From the first lush chords, smooth basslines, and woozy velvet vocals of opening track, “Idle Heart”, Bear In Heaven take us through a wash of hallucinogenic Brooklyn indie pop. This, the band’s fourth studio album, shows a move towards the mid-tempo chillwave that sculpted last summer’s hazy soundscape. First single “Reflection of You”, and an obvious standout track from the album, relies on the warm keys and driving rhythm in both the drums and arpeggiated synths to support a fairly simple, albeit effective, vocal melody. This is undeniable pop, but a luxurious breed of pop that lures you in with sensual strings that mask the songs primitive innards.

However, this glossy exterior can only prop up the album for so long. The washy atmosphere that was at first so beguiling fades into blurry Coldplay style ‘muzak’, when spread over fourty-four minutes. Even the second single “Sinful Nature”, (in which the band seem to time travel back to 1983) with its darker feel and ethereal electronics, stretches out for just a little too long, losing its lustre about half way through the five minute slog. As the album progresses we get the growing feeling that this is a band who have taken a good idea and attempted to turn it into ten tracks.

Despite this, the production is slick and the songs are well crafted; the frustration stems from the feeling that the Brooklyn trio are holding back from a far more varied sound. The album lacks the glorious euphoria of M83’s recent release, or the chilled funk of Washed Out or Gold Panda. The remaining murky grey area in which the album seems to fall makes it hard for these Bears to create anything that remains consistently heavenly.

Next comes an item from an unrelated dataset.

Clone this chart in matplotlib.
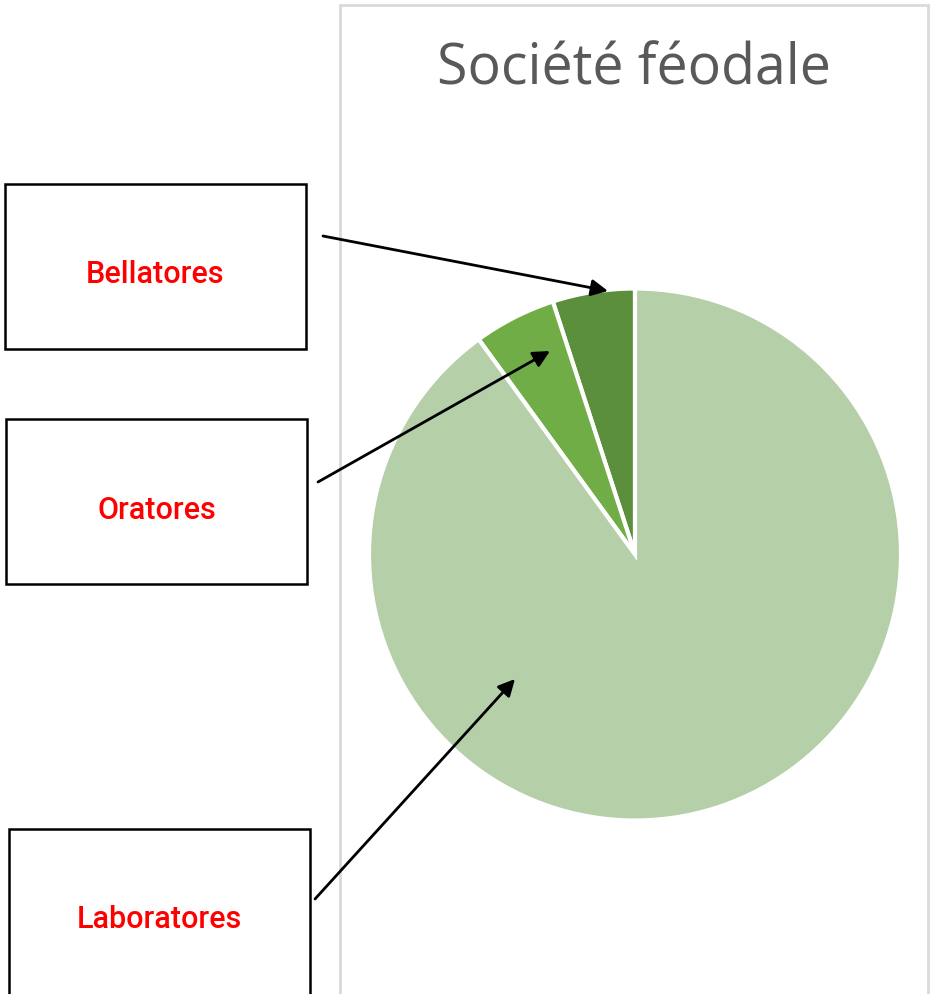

At times the album can overexpose its influences, the fingerprints of early 80s bands A Flock of Seagulls and Tangerine Dream are easy to spot all over the album, and the band appear to embrace them rather than attempting to cover them. With few real hooks, either instrumental or vocal, to keep us captivated, it is easy to let ‘I Love You, It’s Cool’ glide silkily into the background. One dimensionality restrains the band from exploiting the full dizzying depths of the electronic pop sensibility they have adopted, but perhaps the blurry blandness of these simple songs give the ears a break from the similar but more experimental bands that flood this crowded genre.